Ia menuturkan Garuda Indonesia juga membentuk tim pengadaan yang melibatkan personel dari beberapa Direktorat dalam bisnis pengadaan pesawat tersebut. Tim tersebut seharusnya melakukan pengkajian terkait pengadaan yang dilakukan.
Menurut Leonard, naskah yang disusun nantinya akan mengacu pada bisnis plan yang telah dibahas.
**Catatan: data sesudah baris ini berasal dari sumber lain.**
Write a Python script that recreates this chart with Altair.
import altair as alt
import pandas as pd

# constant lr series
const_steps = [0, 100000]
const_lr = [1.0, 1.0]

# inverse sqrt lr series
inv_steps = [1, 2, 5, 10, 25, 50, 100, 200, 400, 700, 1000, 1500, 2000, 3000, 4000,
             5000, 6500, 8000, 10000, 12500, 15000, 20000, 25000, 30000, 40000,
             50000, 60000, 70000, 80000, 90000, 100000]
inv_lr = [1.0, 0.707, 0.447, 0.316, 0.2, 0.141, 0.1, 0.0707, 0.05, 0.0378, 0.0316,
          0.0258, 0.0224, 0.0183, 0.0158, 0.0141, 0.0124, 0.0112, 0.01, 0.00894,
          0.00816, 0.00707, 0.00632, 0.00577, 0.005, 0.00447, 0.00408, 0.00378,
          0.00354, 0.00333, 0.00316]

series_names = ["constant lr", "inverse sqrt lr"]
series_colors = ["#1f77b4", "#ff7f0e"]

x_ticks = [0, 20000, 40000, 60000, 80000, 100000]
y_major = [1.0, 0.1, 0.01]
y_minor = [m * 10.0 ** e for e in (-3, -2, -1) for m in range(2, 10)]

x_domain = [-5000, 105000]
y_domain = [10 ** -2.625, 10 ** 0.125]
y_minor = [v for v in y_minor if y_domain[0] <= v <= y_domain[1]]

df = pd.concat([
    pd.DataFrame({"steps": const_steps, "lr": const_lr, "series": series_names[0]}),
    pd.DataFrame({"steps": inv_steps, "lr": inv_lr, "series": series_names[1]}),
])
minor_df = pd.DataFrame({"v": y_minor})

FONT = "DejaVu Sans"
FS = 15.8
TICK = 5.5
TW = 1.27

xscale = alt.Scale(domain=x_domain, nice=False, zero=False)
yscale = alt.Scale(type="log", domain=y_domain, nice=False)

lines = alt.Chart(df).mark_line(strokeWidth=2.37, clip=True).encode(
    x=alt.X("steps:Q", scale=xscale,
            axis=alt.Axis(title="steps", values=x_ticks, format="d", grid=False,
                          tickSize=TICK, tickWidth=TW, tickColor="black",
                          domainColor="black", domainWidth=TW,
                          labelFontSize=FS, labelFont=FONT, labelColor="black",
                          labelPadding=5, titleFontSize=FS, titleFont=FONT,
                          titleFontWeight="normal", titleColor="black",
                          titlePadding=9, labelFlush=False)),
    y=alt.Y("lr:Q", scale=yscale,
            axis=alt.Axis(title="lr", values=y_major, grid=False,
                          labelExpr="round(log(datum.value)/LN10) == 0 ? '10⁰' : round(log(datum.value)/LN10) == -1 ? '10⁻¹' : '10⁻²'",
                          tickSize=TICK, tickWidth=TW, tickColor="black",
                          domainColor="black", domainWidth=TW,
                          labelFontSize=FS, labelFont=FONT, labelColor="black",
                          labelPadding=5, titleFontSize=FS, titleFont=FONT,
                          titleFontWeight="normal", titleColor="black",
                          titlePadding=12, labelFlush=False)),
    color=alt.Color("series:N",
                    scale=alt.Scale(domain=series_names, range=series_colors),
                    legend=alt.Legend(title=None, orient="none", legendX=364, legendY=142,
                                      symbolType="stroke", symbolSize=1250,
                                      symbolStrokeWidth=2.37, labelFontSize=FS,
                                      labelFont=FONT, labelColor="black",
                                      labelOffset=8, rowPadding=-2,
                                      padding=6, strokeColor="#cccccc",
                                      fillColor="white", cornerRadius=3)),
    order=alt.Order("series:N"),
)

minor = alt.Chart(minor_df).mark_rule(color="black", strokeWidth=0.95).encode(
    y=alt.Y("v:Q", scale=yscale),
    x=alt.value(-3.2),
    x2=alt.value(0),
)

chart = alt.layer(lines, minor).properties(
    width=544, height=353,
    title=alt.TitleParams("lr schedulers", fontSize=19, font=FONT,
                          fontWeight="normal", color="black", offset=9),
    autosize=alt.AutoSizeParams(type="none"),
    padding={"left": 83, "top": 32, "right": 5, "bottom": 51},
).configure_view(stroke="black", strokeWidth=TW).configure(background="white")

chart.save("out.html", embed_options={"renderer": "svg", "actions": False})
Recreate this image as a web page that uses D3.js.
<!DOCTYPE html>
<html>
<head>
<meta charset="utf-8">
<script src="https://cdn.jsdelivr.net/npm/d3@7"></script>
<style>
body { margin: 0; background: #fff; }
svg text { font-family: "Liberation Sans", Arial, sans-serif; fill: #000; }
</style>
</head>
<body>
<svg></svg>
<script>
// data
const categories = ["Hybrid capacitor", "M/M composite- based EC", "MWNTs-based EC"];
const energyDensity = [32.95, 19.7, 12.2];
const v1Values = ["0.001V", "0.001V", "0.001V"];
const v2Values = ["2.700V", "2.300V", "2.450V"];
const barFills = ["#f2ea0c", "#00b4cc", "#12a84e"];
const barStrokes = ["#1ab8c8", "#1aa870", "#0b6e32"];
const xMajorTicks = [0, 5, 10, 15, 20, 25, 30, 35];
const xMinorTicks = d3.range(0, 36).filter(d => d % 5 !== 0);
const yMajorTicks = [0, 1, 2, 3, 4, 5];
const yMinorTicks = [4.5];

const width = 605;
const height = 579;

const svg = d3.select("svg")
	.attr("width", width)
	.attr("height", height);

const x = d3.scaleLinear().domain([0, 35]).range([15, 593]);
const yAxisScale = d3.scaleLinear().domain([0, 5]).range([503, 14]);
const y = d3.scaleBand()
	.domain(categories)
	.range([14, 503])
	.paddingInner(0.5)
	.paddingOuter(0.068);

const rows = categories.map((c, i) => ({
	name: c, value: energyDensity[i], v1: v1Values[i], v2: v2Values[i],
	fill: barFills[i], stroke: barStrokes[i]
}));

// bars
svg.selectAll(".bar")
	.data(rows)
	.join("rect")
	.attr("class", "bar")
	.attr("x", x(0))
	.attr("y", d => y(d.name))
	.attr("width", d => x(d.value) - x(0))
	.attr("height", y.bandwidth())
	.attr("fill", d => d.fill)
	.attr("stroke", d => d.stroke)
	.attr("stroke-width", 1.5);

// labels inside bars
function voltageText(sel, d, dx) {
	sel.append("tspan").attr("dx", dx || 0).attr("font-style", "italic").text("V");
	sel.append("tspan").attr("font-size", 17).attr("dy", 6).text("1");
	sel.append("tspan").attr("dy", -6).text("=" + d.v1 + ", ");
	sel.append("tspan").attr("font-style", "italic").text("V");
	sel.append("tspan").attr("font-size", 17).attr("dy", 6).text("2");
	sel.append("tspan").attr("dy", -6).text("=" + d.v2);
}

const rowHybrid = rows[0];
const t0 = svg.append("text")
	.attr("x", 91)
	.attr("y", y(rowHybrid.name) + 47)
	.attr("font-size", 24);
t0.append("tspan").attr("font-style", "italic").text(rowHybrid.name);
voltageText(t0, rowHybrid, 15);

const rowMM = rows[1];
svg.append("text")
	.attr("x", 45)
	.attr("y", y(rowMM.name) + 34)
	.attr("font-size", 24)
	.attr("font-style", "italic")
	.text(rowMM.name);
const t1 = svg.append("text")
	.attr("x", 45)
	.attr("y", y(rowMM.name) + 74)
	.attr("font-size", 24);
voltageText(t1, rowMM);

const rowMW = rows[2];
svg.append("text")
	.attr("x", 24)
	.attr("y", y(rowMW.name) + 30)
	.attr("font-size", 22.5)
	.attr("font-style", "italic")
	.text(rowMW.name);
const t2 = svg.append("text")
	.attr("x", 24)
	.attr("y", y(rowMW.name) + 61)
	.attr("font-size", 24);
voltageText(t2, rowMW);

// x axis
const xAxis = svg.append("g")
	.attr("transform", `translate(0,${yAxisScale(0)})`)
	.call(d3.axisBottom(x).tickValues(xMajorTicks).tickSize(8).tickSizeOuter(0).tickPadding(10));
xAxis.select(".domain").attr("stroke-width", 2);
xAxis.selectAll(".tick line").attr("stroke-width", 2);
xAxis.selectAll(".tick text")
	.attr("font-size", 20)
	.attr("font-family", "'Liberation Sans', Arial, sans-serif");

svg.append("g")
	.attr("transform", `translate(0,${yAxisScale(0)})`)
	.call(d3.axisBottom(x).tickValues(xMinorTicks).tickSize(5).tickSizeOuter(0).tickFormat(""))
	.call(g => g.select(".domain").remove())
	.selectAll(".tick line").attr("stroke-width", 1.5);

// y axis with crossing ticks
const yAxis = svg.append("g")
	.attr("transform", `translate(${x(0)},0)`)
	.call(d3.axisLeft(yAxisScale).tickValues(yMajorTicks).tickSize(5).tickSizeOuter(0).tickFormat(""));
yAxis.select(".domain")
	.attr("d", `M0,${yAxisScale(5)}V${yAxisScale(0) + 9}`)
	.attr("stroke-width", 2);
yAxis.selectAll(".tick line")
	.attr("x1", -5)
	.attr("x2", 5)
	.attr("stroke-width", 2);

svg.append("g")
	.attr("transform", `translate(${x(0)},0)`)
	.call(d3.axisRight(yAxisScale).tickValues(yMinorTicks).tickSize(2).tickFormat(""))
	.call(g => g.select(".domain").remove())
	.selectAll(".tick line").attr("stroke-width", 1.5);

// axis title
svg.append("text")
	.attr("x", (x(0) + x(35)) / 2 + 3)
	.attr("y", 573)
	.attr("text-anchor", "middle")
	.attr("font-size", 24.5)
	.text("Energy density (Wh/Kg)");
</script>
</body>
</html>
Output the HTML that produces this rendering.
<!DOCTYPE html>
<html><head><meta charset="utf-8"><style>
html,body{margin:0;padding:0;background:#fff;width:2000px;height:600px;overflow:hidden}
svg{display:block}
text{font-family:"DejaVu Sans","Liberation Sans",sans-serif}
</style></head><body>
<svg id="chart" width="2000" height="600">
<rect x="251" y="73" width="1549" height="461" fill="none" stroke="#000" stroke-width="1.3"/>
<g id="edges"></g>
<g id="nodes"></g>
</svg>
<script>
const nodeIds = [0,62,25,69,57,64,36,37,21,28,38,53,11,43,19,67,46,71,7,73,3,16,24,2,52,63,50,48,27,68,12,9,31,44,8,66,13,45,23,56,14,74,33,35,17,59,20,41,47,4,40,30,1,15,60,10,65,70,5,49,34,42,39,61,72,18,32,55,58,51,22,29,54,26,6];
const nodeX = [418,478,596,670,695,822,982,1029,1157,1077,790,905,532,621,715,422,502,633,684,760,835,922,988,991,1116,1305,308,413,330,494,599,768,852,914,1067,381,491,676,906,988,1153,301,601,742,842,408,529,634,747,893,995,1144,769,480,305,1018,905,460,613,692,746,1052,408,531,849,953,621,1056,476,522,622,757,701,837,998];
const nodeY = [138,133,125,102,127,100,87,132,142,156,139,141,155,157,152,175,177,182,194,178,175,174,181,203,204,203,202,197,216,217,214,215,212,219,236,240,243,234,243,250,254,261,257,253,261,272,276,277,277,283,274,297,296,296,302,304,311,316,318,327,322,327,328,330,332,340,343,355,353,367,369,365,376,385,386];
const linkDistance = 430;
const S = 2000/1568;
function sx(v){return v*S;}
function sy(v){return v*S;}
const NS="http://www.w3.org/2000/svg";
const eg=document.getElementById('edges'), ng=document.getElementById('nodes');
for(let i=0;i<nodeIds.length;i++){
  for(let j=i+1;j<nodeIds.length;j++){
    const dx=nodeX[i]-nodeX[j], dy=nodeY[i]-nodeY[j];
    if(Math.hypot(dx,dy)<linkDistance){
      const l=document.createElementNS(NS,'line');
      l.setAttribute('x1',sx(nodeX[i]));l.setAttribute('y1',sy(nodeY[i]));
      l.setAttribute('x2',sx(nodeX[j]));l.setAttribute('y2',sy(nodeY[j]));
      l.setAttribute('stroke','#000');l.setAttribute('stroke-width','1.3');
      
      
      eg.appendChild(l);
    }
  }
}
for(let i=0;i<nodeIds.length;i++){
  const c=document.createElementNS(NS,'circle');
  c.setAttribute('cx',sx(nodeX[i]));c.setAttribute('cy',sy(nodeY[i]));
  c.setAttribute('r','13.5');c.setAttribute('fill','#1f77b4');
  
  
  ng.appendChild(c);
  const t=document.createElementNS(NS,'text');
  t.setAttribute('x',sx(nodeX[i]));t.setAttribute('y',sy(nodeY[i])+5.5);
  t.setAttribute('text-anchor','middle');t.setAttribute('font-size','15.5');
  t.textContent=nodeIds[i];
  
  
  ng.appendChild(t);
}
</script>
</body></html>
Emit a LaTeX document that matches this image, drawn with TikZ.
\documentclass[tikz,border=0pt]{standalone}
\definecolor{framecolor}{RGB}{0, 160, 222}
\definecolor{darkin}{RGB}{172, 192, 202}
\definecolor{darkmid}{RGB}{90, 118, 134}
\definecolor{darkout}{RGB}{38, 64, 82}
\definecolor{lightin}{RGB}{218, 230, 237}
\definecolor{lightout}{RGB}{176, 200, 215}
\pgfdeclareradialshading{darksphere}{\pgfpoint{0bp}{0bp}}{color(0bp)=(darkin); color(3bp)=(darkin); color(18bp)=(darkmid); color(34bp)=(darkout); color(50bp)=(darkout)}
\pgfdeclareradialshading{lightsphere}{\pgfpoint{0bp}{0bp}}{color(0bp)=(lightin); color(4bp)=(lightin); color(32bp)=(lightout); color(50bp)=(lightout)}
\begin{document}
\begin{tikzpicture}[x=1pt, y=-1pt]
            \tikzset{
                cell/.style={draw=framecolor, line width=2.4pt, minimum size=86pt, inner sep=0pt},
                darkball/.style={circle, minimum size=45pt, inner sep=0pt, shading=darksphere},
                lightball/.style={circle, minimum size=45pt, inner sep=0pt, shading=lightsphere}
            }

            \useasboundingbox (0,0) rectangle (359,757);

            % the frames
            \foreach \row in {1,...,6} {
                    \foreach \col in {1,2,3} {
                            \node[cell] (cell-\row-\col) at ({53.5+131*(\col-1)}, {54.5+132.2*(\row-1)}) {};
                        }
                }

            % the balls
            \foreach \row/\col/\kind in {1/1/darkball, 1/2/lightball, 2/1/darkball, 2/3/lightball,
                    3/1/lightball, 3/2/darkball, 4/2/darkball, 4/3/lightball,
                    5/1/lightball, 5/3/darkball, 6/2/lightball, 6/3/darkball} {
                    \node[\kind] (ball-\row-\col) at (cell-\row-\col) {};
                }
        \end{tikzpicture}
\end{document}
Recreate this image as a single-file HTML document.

Anggaran tersebut harus seirama dengan perencanaan armada.
"Dengan alasan feasibility/riset/kajian/tren pasar/habit penumpang yang dapat dipertanggungjawabkan," jelas dia.
Leonard menjelaskan bahwa RJPP juga telah merealisasikan beberapa jenis pesawat dalam pengadaan, yakni 50 unit pesawat ATR 72-600. Adapun lima diantaranya merupakan pesawat yang dibeli.
Kemudian, 18 unit pesawat lain berjenis CRJ 1000. Dimana, enam diantara pesawat tersebut dibeli dan 12 lainnya disewa.
Menurutnya, dana untuk proyek tersebut semula disediakan oleh pihak ketiga. Kemudian, PT Garuda Indonesia akan membayar kepada pihak lessor.
"Dengan cara pembayaran secara bertahap dan memperhitungkan waktu pengiriman terhadap inflasi," tukas Leonard.
Adapun proses pengadaan pesawat Garuda tersebut diduga terjadi peristiwa pidana yang menimbulkan kerugian keuangan negara. Kejagung menduga pengadaan pesawat Garuda tersebut menguntungkan pihak Lessor.